**TASK INSTRUCTIONS**
All the entries need to be quoted exactly, apart from the pictures, which you should drop.

**DATA EXCERPTS**
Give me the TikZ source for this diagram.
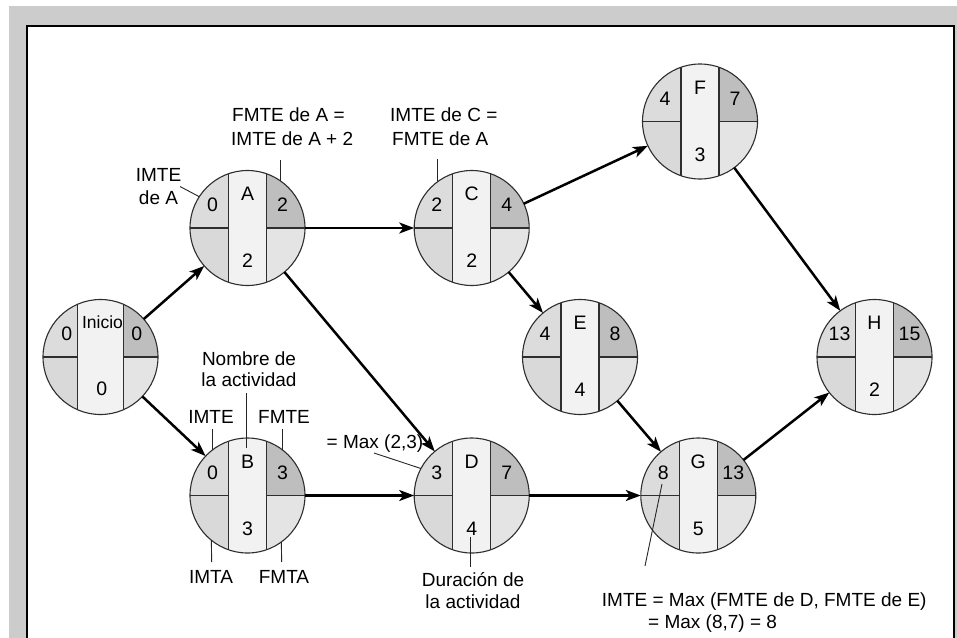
\documentclass[tikz,border=0pt]{standalone}
\usepackage{fontspec}
\setmainfont{Liberation Sans}
\usetikzlibrary{arrows.meta,calc}
\definecolor{qlt}{HTML}{DCDCDC}
\definecolor{qrt}{HTML}{BEBEBE}
\definecolor{qlb}{HTML}{D9D9D9}
\definecolor{qrb}{HTML}{E4E4E4}
\definecolor{qst}{HTML}{F2F2F2}
\definecolor{outl}{HTML}{2E2E2E}
\definecolor{framegray}{HTML}{CCCCCC}
\def\shw{19pt}
\newcommand\actfill{%
  \fill[qlt] (path picture bounding box.north west) rectangle (path picture bounding box.center);
  \fill[qrt] (path picture bounding box.north east) rectangle (path picture bounding box.center);
  \fill[qlb] (path picture bounding box.south west) rectangle (path picture bounding box.center);
  \fill[qrb] (path picture bounding box.south east) rectangle (path picture bounding box.center);
  \fill[qst] ([xshift=-\shw]path picture bounding box.north) rectangle ([xshift=\shw]path picture bounding box.south);
  \draw[outl,line width=1.1pt] (path picture bounding box.west) -- ([xshift=-\shw]path picture bounding box.center);
  \draw[outl,line width=1.1pt] ([xshift=\shw]path picture bounding box.center) -- (path picture bounding box.east);
  \draw[outl,line width=1.1pt] ([xshift=-\shw]path picture bounding box.north) -- ([xshift=-\shw]path picture bounding box.south);
  \draw[outl,line width=1.1pt] ([xshift=\shw]path picture bounding box.north) -- ([xshift=\shw]path picture bounding box.south);
}
\newcommand\actnode[6]{%
  \node[actnode] (#1) at (#2) {};
  \node[ntxt] (#1-t) at ($(#1)+(0,-34)$) {#3};
  \node[ntxt] (#1-l) at ($(#1)+(-35,-23)$) {#4};
  \node[ntxt] (#1-r) at ($(#1)+(35,-23)$) {#5};
  \node[ntxt] (#1-d) at ($(#1)+(0,33)$) {#6};
}
\begin{document}
\begin{tikzpicture}[x=1pt,y=-1pt,
  actnode/.style={circle, minimum size=115pt, inner sep=0pt, outer sep=0pt,
    draw=outl, line width=1.1pt, path picture={\actfill}},
  ntxt/.style={inner sep=0pt, font=\fontsize{19.5}{22}\selectfont},
  lab/.style={inner sep=0pt, font=\fontsize{19}{22}\selectfont},
  arr/.style={line width=2.5pt, -{Stealth[length=15pt,width=11pt,inset=4pt]}},
  lead/.style={line width=0.9pt, draw=black!85}]
\useasboundingbox (0,0) rectangle (957,637);
\fill[white] (0,0) rectangle (957,637);
\fill[framegray] (9,6) rectangle (960,640);
\draw[line width=2pt, fill=white] (27,26) rectangle (953.5,660);

% activity nodes
\begin{scope}
\def\shw{23.3pt}
\node[actnode] (Inicio) at (100.5,357) {};
\end{scope}
\node[ntxt, font=\fontsize{17.5}{22}\selectfont] (Inicio-t) at (102.5,322) {Inicio};
\node[ntxt] (Inicio-l) at (66.7,333.5) {0};
\node[ntxt] (Inicio-r) at (136.7,333.5) {0};
\node[ntxt] (Inicio-d) at (101.7,388.3) {0};

\actnode{A}{247.5,228}{A}{0}{2}{2}
\actnode{B}{247.5,495.5}{B}{0}{3}{3}
\actnode{C}{471.7,228}{C}{2}{4}{2}
\actnode{D}{471.7,495.5}{D}{3}{7}{4}
\actnode{E}{580,357}{E}{4}{8}{4}
\actnode{F}{700,121.5}{F}{4}{7}{3}
\actnode{G}{698.3,495.5}{G}{8}{13}{5}
\actnode{H}{874.5,357}{H}{13}{15}{2}

% arrows
\draw[arr] (Inicio) -- (A);
\draw[arr] (Inicio) -- (B);
\draw[arr] (A) -- (C);
\draw[arr] (A) -- (D);
\draw[arr] (B) -- (D);
\draw[arr] (C) -- (F);
\draw[arr] (C) -- (E);
\draw[arr] (D) -- (G);
\draw[arr] (E) -- (G);
\draw[arr] (F) -- (H);
\draw[arr] (G) -- (H);

% annotations
\node[lab, anchor=base] (la1) at (158.5,181.7) {IMTE};
\node[lab, anchor=base] (la2) at (158.5,204) {de A};
\coordinate (la-end) at (180,186.5);
\draw[lead] (la-end) -- (A.147);

\node[lab, anchor=base west] (lb1) at (232,121.7) {FMTE de A =};
\node[lab, anchor=base west] (lb2) at (231,145) {IMTE de A + 2};
\draw[lead] (A.55.6) -- ++(0,-21);

\node[lab, anchor=base west] (lc1) at (390,121.7) {IMTE de C =};
\node[lab, anchor=base west] (lc2) at (392,145) {FMTE de A};
\draw[lead] (C.126.7) -- ++(0,-22);

\node[lab, anchor=base] (ln1) at (249,365) {Nombre de};
\node[lab, anchor=base] (ln2) at (249,386.7) {la actividad};
\coordinate (ln-top) at (246,393);
\coordinate (ln-bot) at (246,448);
\draw[lead] (ln-top) -- (ln-bot);

\node[lab, anchor=base] (li1) at (211,423.3) {IMTE};
\node[lab, anchor=base] (lf1) at (284,423.3) {FMTE};
\draw[lead] (B.128.5) -- ++(0,-21);
\draw[lead] (B.53.5) -- ++(0,-21);
\node[lab, anchor=base] (li2) at (211,583.3) {IMTA};
\node[lab, anchor=base] (lf2) at (284,583.3) {FMTA};
\draw[lead] (B.231.5) -- (211.7,562);
\draw[lead] (B.306.5) -- (281.7,562);

\node[lab, anchor=base east] (lm) at (423.5,448) {= Max (2,3)};
\coordinate (lm-end) at (374,453);
\draw[lead] (lm-end) -- (D.152.2);

\node[lab, anchor=base] (ld1) at (473,586) {Duración de};
\node[lab, anchor=base] (ld2) at (473,608) {la actividad};
\coordinate (ld-top) at (470.7,537);
\coordinate (ld-bot) at (470.7,567);
\draw[lead] (ld-top) -- (ld-bot);

\node[lab, anchor=base west] (lg1) at (601.7,606) {IMTE = Max (FMTE de D, FMTE de E)};
\node[lab, anchor=base west] (lg2) at (648,628) {= Max (8,7) = 8};
\coordinate (lg-top) at (662,484);
\coordinate (lg-bot) at (645,566);
\draw[lead] (lg-top) -- (lg-bot);
\end{tikzpicture}
\end{document}
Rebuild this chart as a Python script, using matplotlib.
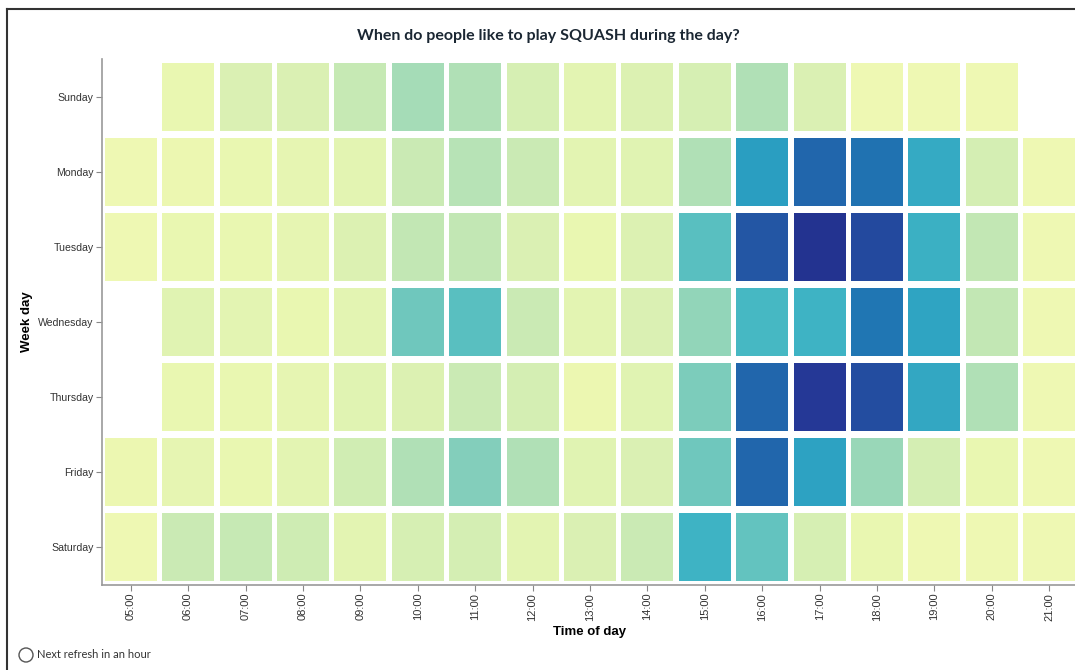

**CORRECT RESULT**
Give me the TikZ source for this diagram.
\documentclass[tikz,border=0pt]{standalone}
\usepackage{fontspec}
\setmainfont{Liberation Sans}
\usetikzlibrary{arrows.meta,calc}
\definecolor{qlt}{HTML}{DCDCDC}
\definecolor{qrt}{HTML}{BEBEBE}
\definecolor{qlb}{HTML}{D9D9D9}
\definecolor{qrb}{HTML}{E4E4E4}
\definecolor{qst}{HTML}{F2F2F2}
\definecolor{outl}{HTML}{2E2E2E}
\definecolor{framegray}{HTML}{CCCCCC}
\def\shw{19pt}
\newcommand\actfill{%
  \fill[qlt] (path picture bounding box.north west) rectangle (path picture bounding box.center);
  \fill[qrt] (path picture bounding box.north east) rectangle (path picture bounding box.center);
  \fill[qlb] (path picture bounding box.south west) rectangle (path picture bounding box.center);
  \fill[qrb] (path picture bounding box.south east) rectangle (path picture bounding box.center);
  \fill[qst] ([xshift=-\shw]path picture bounding box.north) rectangle ([xshift=\shw]path picture bounding box.south);
  \draw[outl,line width=1.1pt] (path picture bounding box.west) -- ([xshift=-\shw]path picture bounding box.center);
  \draw[outl,line width=1.1pt] ([xshift=\shw]path picture bounding box.center) -- (path picture bounding box.east);
  \draw[outl,line width=1.1pt] ([xshift=-\shw]path picture bounding box.north) -- ([xshift=-\shw]path picture bounding box.south);
  \draw[outl,line width=1.1pt] ([xshift=\shw]path picture bounding box.north) -- ([xshift=\shw]path picture bounding box.south);
}
\newcommand\actnode[6]{%
  \node[actnode] (#1) at (#2) {};
  \node[ntxt] (#1-t) at ($(#1)+(0,-34)$) {#3};
  \node[ntxt] (#1-l) at ($(#1)+(-35,-23)$) {#4};
  \node[ntxt] (#1-r) at ($(#1)+(35,-23)$) {#5};
  \node[ntxt] (#1-d) at ($(#1)+(0,33)$) {#6};
}
\begin{document}
\begin{tikzpicture}[x=1pt,y=-1pt,
  actnode/.style={circle, minimum size=115pt, inner sep=0pt, outer sep=0pt,
    draw=outl, line width=1.1pt, path picture={\actfill}},
  ntxt/.style={inner sep=0pt, font=\fontsize{19.5}{22}\selectfont},
  lab/.style={inner sep=0pt, font=\fontsize{19}{22}\selectfont},
  arr/.style={line width=2.5pt, -{Stealth[length=15pt,width=11pt,inset=4pt]}},
  lead/.style={line width=0.9pt, draw=black!85}]
\useasboundingbox (0,0) rectangle (957,637);
\fill[white] (0,0) rectangle (957,637);
\fill[framegray] (9,6) rectangle (960,640);
\draw[line width=2pt, fill=white] (27,26) rectangle (953.5,660);

% activity nodes
\begin{scope}
\def\shw{23.3pt}
\node[actnode] (Inicio) at (100.5,357) {};
\end{scope}
\node[ntxt, font=\fontsize{17.5}{22}\selectfont] (Inicio-t) at (102.5,322) {Inicio};
\node[ntxt] (Inicio-l) at (66.7,333.5) {0};
\node[ntxt] (Inicio-r) at (136.7,333.5) {0};
\node[ntxt] (Inicio-d) at (101.7,388.3) {0};

\actnode{A}{247.5,228}{A}{0}{2}{2}
\actnode{B}{247.5,495.5}{B}{0}{3}{3}
\actnode{C}{471.7,228}{C}{2}{4}{2}
\actnode{D}{471.7,495.5}{D}{3}{7}{4}
\actnode{E}{580,357}{E}{4}{8}{4}
\actnode{F}{700,121.5}{F}{4}{7}{3}
\actnode{G}{698.3,495.5}{G}{8}{13}{5}
\actnode{H}{874.5,357}{H}{13}{15}{2}

% arrows
\draw[arr] (Inicio) -- (A);
\draw[arr] (Inicio) -- (B);
\draw[arr] (A) -- (C);
\draw[arr] (A) -- (D);
\draw[arr] (B) -- (D);
\draw[arr] (C) -- (F);
\draw[arr] (C) -- (E);
\draw[arr] (D) -- (G);
\draw[arr] (E) -- (G);
\draw[arr] (F) -- (H);
\draw[arr] (G) -- (H);

% annotations
\node[lab, anchor=base] (la1) at (158.5,181.7) {IMTE};
\node[lab, anchor=base] (la2) at (158.5,204) {de A};
\coordinate (la-end) at (180,186.5);
\draw[lead] (la-end) -- (A.147);

\node[lab, anchor=base west] (lb1) at (232,121.7) {FMTE de A =};
\node[lab, anchor=base west] (lb2) at (231,145) {IMTE de A + 2};
\draw[lead] (A.55.6) -- ++(0,-21);

\node[lab, anchor=base west] (lc1) at (390,121.7) {IMTE de C =};
\node[lab, anchor=base west] (lc2) at (392,145) {FMTE de A};
\draw[lead] (C.126.7) -- ++(0,-22);

\node[lab, anchor=base] (ln1) at (249,365) {Nombre de};
\node[lab, anchor=base] (ln2) at (249,386.7) {la actividad};
\coordinate (ln-top) at (246,393);
\coordinate (ln-bot) at (246,448);
\draw[lead] (ln-top) -- (ln-bot);

\node[lab, anchor=base] (li1) at (211,423.3) {IMTE};
\node[lab, anchor=base] (lf1) at (284,423.3) {FMTE};
\draw[lead] (B.128.5) -- ++(0,-21);
\draw[lead] (B.53.5) -- ++(0,-21);
\node[lab, anchor=base] (li2) at (211,583.3) {IMTA};
\node[lab, anchor=base] (lf2) at (284,583.3) {FMTA};
\draw[lead] (B.231.5) -- (211.7,562);
\draw[lead] (B.306.5) -- (281.7,562);

\node[lab, anchor=base east] (lm) at (423.5,448) {= Max (2,3)};
\coordinate (lm-end) at (374,453);
\draw[lead] (lm-end) -- (D.152.2);

\node[lab, anchor=base] (ld1) at (473,586) {Duración de};
\node[lab, anchor=base] (ld2) at (473,608) {la actividad};
\coordinate (ld-top) at (470.7,537);
\coordinate (ld-bot) at (470.7,567);
\draw[lead] (ld-top) -- (ld-bot);

\node[lab, anchor=base west] (lg1) at (601.7,606) {IMTE = Max (FMTE de D, FMTE de E)};
\node[lab, anchor=base west] (lg2) at (648,628) {= Max (8,7) = 8};
\coordinate (lg-top) at (662,484);
\coordinate (lg-bot) at (645,566);
\draw[lead] (lg-top) -- (lg-bot);
\end{tikzpicture}
\end{document}
Rebuild this chart as a Python script, using matplotlib.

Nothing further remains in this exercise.